*WORK TO DO*.
Your output is the lines from the first one to the one containing "505,515,521,523.5,524.5,525.3,526.2,527.3,528.5,530];", repeated exactly, with images left out.

━━━━━━━━━━━━━━━━

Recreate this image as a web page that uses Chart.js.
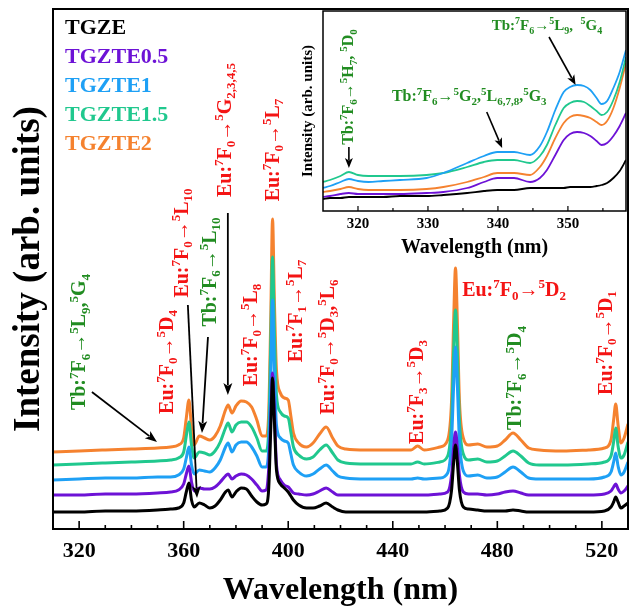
<!DOCTYPE html>
<html><head><meta charset="utf-8">
<script src="https://cdn.jsdelivr.net/npm/chart.js@4.4.0/dist/chart.umd.min.js"></script>
<style>
html,body{margin:0;padding:0;background:#fff;}
#wrap{position:relative;width:633px;height:608px;overflow:hidden;}
#main{position:absolute;left:0;top:0;}
#inset{position:absolute;left:290px;top:0;}
</style></head><body>
<div id="wrap"><canvas id="main" width="633" height="608"></canvas><canvas id="inset" width="343" height="262"></canvas></div>
<script>
// ---------------- DATA ----------------
const seriesNames = ['TGZE','TGZTE0.5','TGZTE1','TGZTE1.5','TGZTE2'];
const seriesColors = ['#000000','#6d12d6','#1ea0f5','#20c88e','#f5822f'];

const wavelength = [310,320,330,340,350,355,358,360,361,362,363,364,
 366,368,370,372,374,376,377,378.5,380,382,384,386,388,390,
 391.5,392.5,393.3,394,394.7,395.5,397,398.5,400,401,402,
 404,407,409.5,412,414.5,417,419,422,
 430,440,447,449.5,452,
 458,461,462.5,463.3,464,464.7,465.5,467,
 469,472.5,476,480,483,486,489,492,496,
 505,515,521,523.5,524.5,525.3,526.2,527.3,528.5,530];

const TGZE = [17,17,18,18,19,20,21,26,37,46,29,22,
 26,24,21,23,29,37,39,32,37,41,40,33,27,24,
 25,39,99,151,109,59,45,41,37,33,29,
 24,21,21,23,26,22,19,17,
 17,17,17,17,17,
 18,21,39,67,84,67,39,22,
 20,19,18,18,18,19,18,17,17,
 17,17,18,22,27,32,27,21,23,26];
const TGZTE05 = [34,34,35,35,36,37,39,45,55,63,47,38,
 41,40,40,42,47,53,55,50,53,55,54,50,44,38,
 39,59,109,156,119,64,49,44,42,39,36,
 35,34,35,38,41,37,34,34,
 34,34,34,34,34,
 35,37,54,82,97,82,54,37,
 35,35,34,35,37,38,36,34,34,
 34,34,35,38,42,45,40,36,38,43];
const TGZTE1 = [49,50,51,51,52,52,54,60,71,82,64,55,
 59,58,57,61,69,82,86,77,84,87,87,82,73,62,
 62,79,149,229,159,104,91,88,86,75,64,
 57,53,55,60,64,58,53,51,
 50,50,50,51,50,
 51,56,89,144,182,144,89,58,
 53,54,51,52,57,62,57,51,50,
 50,50,52,57,67,76,63,54,57,67];
const TGZTE15 = [64,65,66,67,68,69,71,77,93,107,84,71,
 77,76,74,78,87,101,106,97,104,107,107,102,91,78,
 78,97,184,272,199,134,117,113,111,97,82,
 74,70,72,79,84,76,69,66,
 65,65,65,67,65,
 67,73,109,179,219,179,109,75,
 69,70,67,68,73,78,73,66,64,
 64,65,67,73,87,101,83,71,74,87];
const TGZTE2 = [77,78,79,80,81,82,84,91,111,129,101,84,
 93,91,89,93,103,119,124,116,123,128,127,122,109,93,
 93,114,209,310,229,159,136,131,129,113,96,
 86,82,86,95,102,91,83,80,
 79,79,79,83,79,
 82,89,129,209,261,209,129,91,
 84,85,82,83,89,96,89,81,79,
 78,79,81,89,109,125,104,86,91,105];
const mainSeries = [TGZE, TGZTE05, TGZTE1, TGZTE15, TGZTE2];
const xTickLabels = [320,360,400,440,480,520];

const insetWavelength = [315,316,317.5,318.7,320,321.5,323.6,326,329.8,332.2,335.6,338,339.9,342.3,344.6,346,347,348.2,349.4,350.3,351.3,352.3,353.2,354.1,354.8,355.6,356.5,357.4,358.3];
const insetTGZE    = [12,13,13,14,14,14,14,15,15,16,18,20,21,21,23,23,23,23,23,24,24,24,24,25,26,28,33,40,51];
const insetTGZTE05 = [14,15,17,18,17,17,17,17,18,19,23,29,33,33,29,33,41,56,71,77,79,78,75,70,66,68,75,85,98];
const insetTGZTE1  = [23,25,29,32,30,29,30,31,33,38,48,55,59,59,56,65,79,101,119,124,126,125,121,113,107,110,123,139,161];
const insetTGZTE15 = [29,31,35,39,36,35,35,35,36,38,44,49,51,51,48,55,66,86,103,108,110,109,105,100,96,99,111,129,154];
const insetTGZTE2  = [19,20,22,24,22,21,21,21,22,24,29,34,38,38,36,44,55,73,88,94,96,95,93,89,86,90,103,123,148];
const insetSeries = [insetTGZE, insetTGZTE05, insetTGZTE1, insetTGZTE15, insetTGZTE2];
const insetTickLabels = [320,330,340,350];

// annotation texts: ^{..} superscript, _{..} subscript
const RED = '#f41414', GREEN = '#218c21';
const mainLabels = [
 {t:'Tb:^{7}F_{6}→^{5}L_{9},^{5}G_{4}', x:319.9, y:187, c:GREEN, v:true},
 {t:'Eu:^{7}F_{0}→^{5}D_{4}', x:353.2, y:167, c:RED, v:true},
 {t:'Eu:^{7}F_{0}→^{5}L_{10}', x:359.0, y:286, c:RED, v:true},
 {t:'Tb:^{7}F_{6}→^{5}L_{10}', x:369.7, y:257, c:GREEN, v:true},
 {t:'Eu:^{7}F_{0}→^{5}G_{2,3,4,5}', x:375.4, y:399, c:RED, v:true},
 {t:'Eu:^{7}F_{0}→^{5}L_{8}', x:385.4, y:194, c:RED, v:true},
 {t:'Eu:^{7}F_{0}→^{5}L_{7}', x:393.8, y:379, c:RED, v:true},
 {t:'Eu:^{7}F_{1}→^{5}L_{7}', x:402.6, y:218, c:RED, v:true},
 {t:'Eu:^{7}F_{0}→^{5}D_{3},^{5}L_{6}', x:414.8, y:182, c:RED, v:true},
 {t:'Eu:^{7}F_{3}→^{5}D_{3}', x:448.9, y:137, c:RED, v:true},
 {t:'Eu:^{7}F_{0}→^{5}D_{2}', x:486.4, y:240, c:RED, v:false},
 {t:'Tb:^{7}F_{6}→^{5}D_{4}', x:486.7, y:151, c:GREEN, v:true},
 {t:'Eu:^{7}F_{0}→^{5}D_{1}', x:521.2, y:186, c:RED, v:true}
];
const mainArrows = [
 [324.9,137,349.8,87],
 [361.6,224,365.1,31],
 [369.3,192,367.0,96],
 [376.9,316,376.9,134]
];
const insetLabels = [
 {t:'Tb:^{7}F_{6}→^{5}H_{7}, ^{5}D_{0}', x:318.6, y:124, c:GREEN, v:true, s:16},
 {t:'Tb:^{7}F_{6}→^{5}G_{2},^{5}L_{6,7,8},^{5}G_{3}', x:335.9, y:115, c:GREEN, v:false, s:16},
 {t:'Tb:^{7}F_{6}→^{5}L_{9},  ^{5}G_{4}', x:347.0, y:186, c:GREEN, v:false, s:15}
];
const insetArrows = [
 [318.7,64,318.7,43],
 [338.4,99,340.6,63],
 [347.3,174,351.1,126]
];

// ---------------- HELPERS ----------------
const FONT = '"Liberation Serif","Times New Roman",serif';
function parseRich(s){
  const segs=[]; let i=0, buf='';
  while(i<s.length){
    const c=s[i];
    if((c==='^'||c==='_') && s[i+1]==='{'){
      if(buf){segs.push({t:buf,k:0});buf='';}
      const j=s.indexOf('}',i);
      segs.push({t:s.slice(i+2,j),k:c==='^'?1:-1});
      i=j+1;
    } else {buf+=c;i++;}
  }
  if(buf) segs.push({t:buf,k:0});
  return segs;
}
function drawRich(ctx, s, x, y, size, color, vertical){
  const segs=parseRich(s); const small=Math.round(size*0.66);
  ctx.save(); ctx.translate(x,y); if(vertical) ctx.rotate(-Math.PI/2);
  let w=0;
  segs.forEach(g=>{ctx.font=`bold ${g.k?small:size}px ${FONT}`; g.w=ctx.measureText(g.t).width; w+=g.w;});
  let cx=-w/2; ctx.fillStyle=color; ctx.textBaseline='alphabetic'; ctx.textAlign='left';
  const base=size*0.33;
  segs.forEach(g=>{
    ctx.font=`bold ${g.k?small:size}px ${FONT}`;
    const dy = g.k===1 ? -size*0.38 : (g.k===-1 ? size*0.24 : 0);
    ctx.fillText(g.t,cx,base+dy); cx+=g.w;
  });
  ctx.restore();
}
function drawArrow(ctx,x1,y1,x2,y2,head,hw,lw){
  const a=Math.atan2(y2-y1,x2-x1);
  ctx.save(); ctx.strokeStyle='#000'; ctx.fillStyle='#000'; ctx.lineWidth=lw;
  ctx.beginPath(); ctx.moveTo(x1,y1); ctx.lineTo(x2-Math.cos(a)*head*0.8,y2-Math.sin(a)*head*0.8); ctx.stroke();
  ctx.beginPath(); ctx.moveTo(x2,y2);
  ctx.lineTo(x2-Math.cos(a)*head+Math.sin(a)*hw, y2-Math.sin(a)*head-Math.cos(a)*hw);
  ctx.lineTo(x2-Math.cos(a)*head*0.75, y2-Math.sin(a)*head*0.75);
  ctx.lineTo(x2-Math.cos(a)*head-Math.sin(a)*hw, y2-Math.sin(a)*head+Math.cos(a)*hw);
  ctx.closePath(); ctx.fill(); ctx.restore();
}
function framePlugin(opt){
  return {
    id:'frame'+opt.name,
    afterDatasetsDraw(chart){
      const ctx=chart.ctx, a=chart.chartArea, xs=chart.scales.x, ys=chart.scales.y;
      ctx.save();
      ctx.strokeStyle='#000'; ctx.lineWidth=opt.frameW;
      ctx.strokeRect(a.left,a.top,a.right-a.left,a.bottom-a.top);
      ctx.lineWidth=opt.tickW;
      for(let v=xs.min+opt.minorStep; v<xs.max; v+=opt.minorStep){
        const px=xs.getPixelForValue(v);
        const major=opt.majors.includes(Math.round(v*10)/10);
        ctx.beginPath(); ctx.moveTo(px,a.bottom); ctx.lineTo(px,a.bottom-(major?opt.majorLen:opt.minorLen)); ctx.stroke();
      }
      ctx.restore();
      // legend
      if(opt.legend){
        chart.data.datasets.forEach((d,i)=>{
          ctx.save(); ctx.font=`bold 22px ${FONT}`; ctx.fillStyle=d.borderColor;
          ctx.textBaseline='middle'; ctx.textAlign='left';
          ctx.fillText(d.label, a.left+12, a.top+19+i*29);
          ctx.restore();
        });
      }
      opt.arrows.forEach(r=>{
        drawArrow(ctx,xs.getPixelForValue(r[0]),ys.getPixelForValue(r[1]),xs.getPixelForValue(r[2]),ys.getPixelForValue(r[3]),opt.head,opt.hw,opt.arrowW);
      });
      opt.labels.forEach(l=>{
        drawRich(ctx,l.t,xs.getPixelForValue(l.x),ys.getPixelForValue(l.y),l.s||opt.labelSize,l.c,l.v);
      });
    }
  };
}
function makeDatasets(xv, list, w){
  return list.map((arr,i)=>({
    label: seriesNames[i],
    data: xv.map((x,j)=>({x:x,y:arr[j]})),
    borderColor: seriesColors[i],
    backgroundColor: seriesColors[i],
    borderWidth: w, pointRadius: 0, fill:false,
    cubicInterpolationMode:'monotone'
  }));
}

// ---------------- MAIN CHART ----------------
new Chart(document.getElementById('main'), {
  type:'line',
  data:{datasets: makeDatasets(wavelength, mainSeries, 3)},
  options:{
    responsive:false, animation:false, devicePixelRatio:1,
    layout:{padding:{top:9,right:5,left:0,bottom:0}},
    plugins:{legend:{display:false}, tooltip:{enabled:false}},
    scales:{
      x:{type:'linear', min:310, max:530, position:'bottom',
        grid:{display:false, drawTicks:false, tickLength:0}, border:{display:false},
        afterBuildTicks:s=>{s.ticks = xTickLabels.map(v=>({value:v}));},
        ticks:{autoSkip:false, maxRotation:0, padding:9, color:'#000', font:{family:FONT, size:22, weight:'bold'}},
        title:{display:true, text:'Wavelength (nm)', color:'#000', font:{family:FONT, size:32, weight:'bold', lineHeight:1}, padding:{top:0,bottom:1}},
        afterFit:s=>{s.height=79;}
      },
      y:{min:0, max:520,
        grid:{display:false, drawTicks:false, tickLength:0}, border:{display:false},
        ticks:{display:false},
        title:{display:true, text:'Intensity (arb. units)', color:'#000', font:{family:FONT, size:37, weight:'bold', lineHeight:1.2}, padding:{top:7,bottom:0}},
        afterFit:s=>{s.width=53;}
      }
    }
  },
  plugins:[framePlugin({name:'main', frameW:2, tickW:1.6, minorStep:10, majors:xTickLabels, majorLen:8, minorLen:4,
    legend:true, arrows:mainArrows, labels:mainLabels, labelSize:20, head:12, hw:4.5, arrowW:1.8})]
});

// ---------------- INSET CHART ----------------
new Chart(document.getElementById('inset'), {
  type:'line',
  data:{datasets: makeDatasets(insetWavelength, insetSeries, 1.8)},
  options:{
    responsive:false, animation:false, devicePixelRatio:1,
    layout:{padding:{top:11,right:7,left:0,bottom:0}},
    plugins:{legend:{display:false}, tooltip:{enabled:false}},
    scales:{
      x:{type:'linear', min:315, max:358.3, position:'bottom',
        grid:{display:false, drawTicks:false, tickLength:0}, border:{display:false},
        afterBuildTicks:s=>{s.ticks = insetTickLabels.map(v=>({value:v}));},
        ticks:{autoSkip:false, maxRotation:0, padding:4, color:'#000', font:{family:FONT, size:15, weight:'bold'}},
        title:{display:true, text:'Wavelength (nm)', color:'#000', font:{family:FONT, size:20, weight:'bold', lineHeight:1}, padding:{top:0,bottom:4}},
        afterFit:s=>{s.height=51;}
      },
      y:{min:0, max:200,
        grid:{display:false, drawTicks:false, tickLength:0}, border:{display:false},
        ticks:{display:false},
        title:{display:true, text:'Intensity (arb. units)', color:'#000', font:{family:FONT, size:15, weight:'bold', lineHeight:1.2}, padding:{top:9,bottom:0}},
        afterFit:s=>{s.width=33;}
      }
    }
  },
  plugins:[framePlugin({name:'inset', frameW:1.5, tickW:1.2, minorStep:5, majors:insetTickLabels, majorLen:5, minorLen:3,
    legend:false, arrows:insetArrows, labels:insetLabels, labelSize:16, head:10, hw:4, arrowW:1.6})]
});
</script>
</body></html>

━━━━━━━━━━━━━━━━

*FINAL RESULT*.
Recreate this image as a web page that uses Chart.js.
<!DOCTYPE html>
<html><head><meta charset="utf-8">
<script src="https://cdn.jsdelivr.net/npm/chart.js@4.4.0/dist/chart.umd.min.js"></script>
<style>
html,body{margin:0;padding:0;background:#fff;}
#wrap{position:relative;width:633px;height:608px;overflow:hidden;}
#main{position:absolute;left:0;top:0;}
#inset{position:absolute;left:290px;top:0;}
</style></head><body>
<div id="wrap"><canvas id="main" width="633" height="608"></canvas><canvas id="inset" width="343" height="262"></canvas></div>
<script>
// ---------------- DATA ----------------
const seriesNames = ['TGZE','TGZTE0.5','TGZTE1','TGZTE1.5','TGZTE2'];
const seriesColors = ['#000000','#6d12d6','#1ea0f5','#20c88e','#f5822f'];

const wavelength = [310,320,330,340,350,355,358,360,361,362,363,364,
 366,368,370,372,374,376,377,378.5,380,382,384,386,388,390,
 391.5,392.5,393.3,394,394.7,395.5,397,398.5,400,401,402,
 404,407,409.5,412,414.5,417,419,422,
 430,440,447,449.5,452,
 458,461,462.5,463.3,464,464.7,465.5,467,
 469,472.5,476,480,483,486,489,492,496,
 505,515,521,523.5,524.5,525.3,526.2,527.3,528.5,530];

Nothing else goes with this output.